The study, published today in the Lancet Regional Health by researchers from King’s and the NIHR Guy’s and St Thomas’ Biomedical Research Centre and supported by Impact on Urban Health, examined the prevalence of multi-morbidity – two or more long-term diseases at once – and identified key relationships between diseases.
Researchers analysed electronic health records from participants aged 18 and over between April 2005 and May 2020 in one London borough. The borough has a deprived, multi-ethnic and youthful population.
Research showed multi-morbidity is more common among women and Black ethnic minority groups. An estimated 21% of the population had multi-morbidity and the number of conditions increased progressively with age, with people aged 80 and above having a median of four conditions.
The study also identified clusters of conditions that commonly occur concurrently. The first cluster, affecting adults between 18-39, showed anxiety and depression to occur simultaneously. The second cluster associated with age and polypharmacy identified heart conditions and dementia. The third cluster identified cardiometabolic diseases and chronic pain among older ages and Black ethnic groups. The final cluster identified at-risk behaviours such as alcohol and substance dependency in young males who also smoke.
The research highlights the need for healthcare providers to tailor care for multiple long-term conditions. This need has been highlighted by the COVID-19 pandemic, as people with prior diseases such as hypertension, diabetes, or coronary heart disease are more likely to get severe symptoms or die from COVID. The same health inequalities that are pronounced in those with multi-morbidity are also the ones that puts people at greater risk of hospitalisation or death from COVID-19, which includes Black ethnic groups and those living in deprived areas.

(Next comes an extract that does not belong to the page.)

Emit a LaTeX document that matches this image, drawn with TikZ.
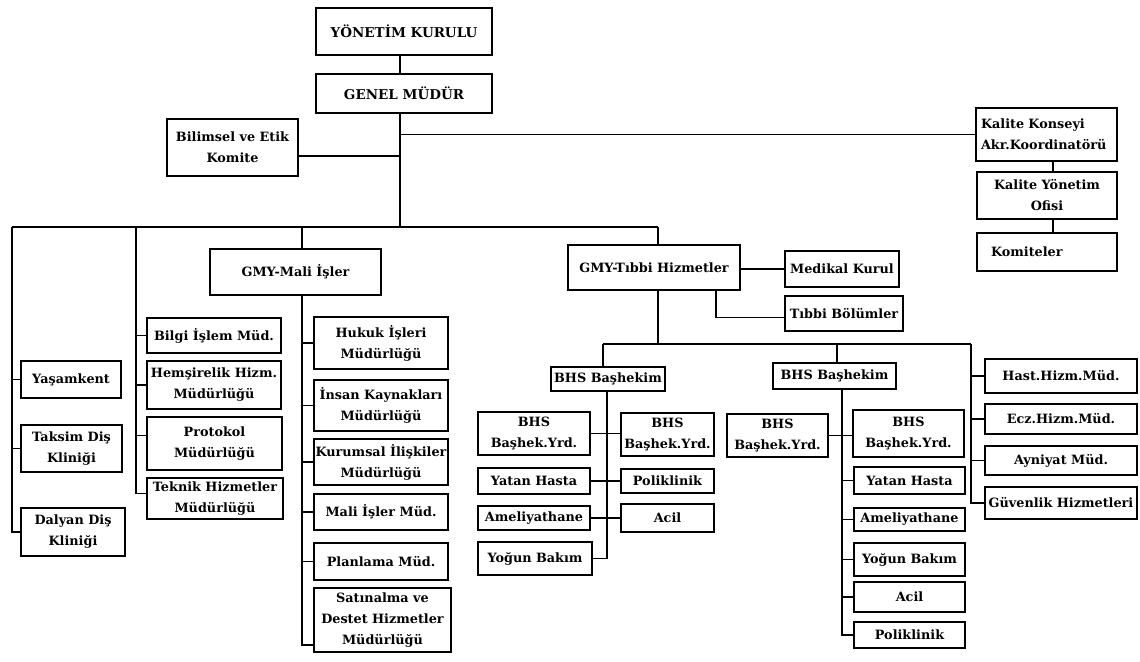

Multimorbidity is not restricted to older citizens. More young people around the world are being diagnosed with multiple conditions, and being less advantaged socioeconomically accelerates the process, so in deprived urban areas, multimorbidity occurs earlier in life. – Lead author Alessandra Bisquera, from the School of Population Health & Environmental Sciences
She continued: "Many conditions are still treated in isolation, so there are patients out there who may be taking multiple drugs and seeing several specialists at any one time, further adding to their disadvantage. Medical training and service organisation in the UK needs to shift away from treating single diseases to potentially managing clusters of diseases. We hope that by identifying these common disease clusters, we are able to be more systematic in our approach to multi-morbidity and delay its progression.”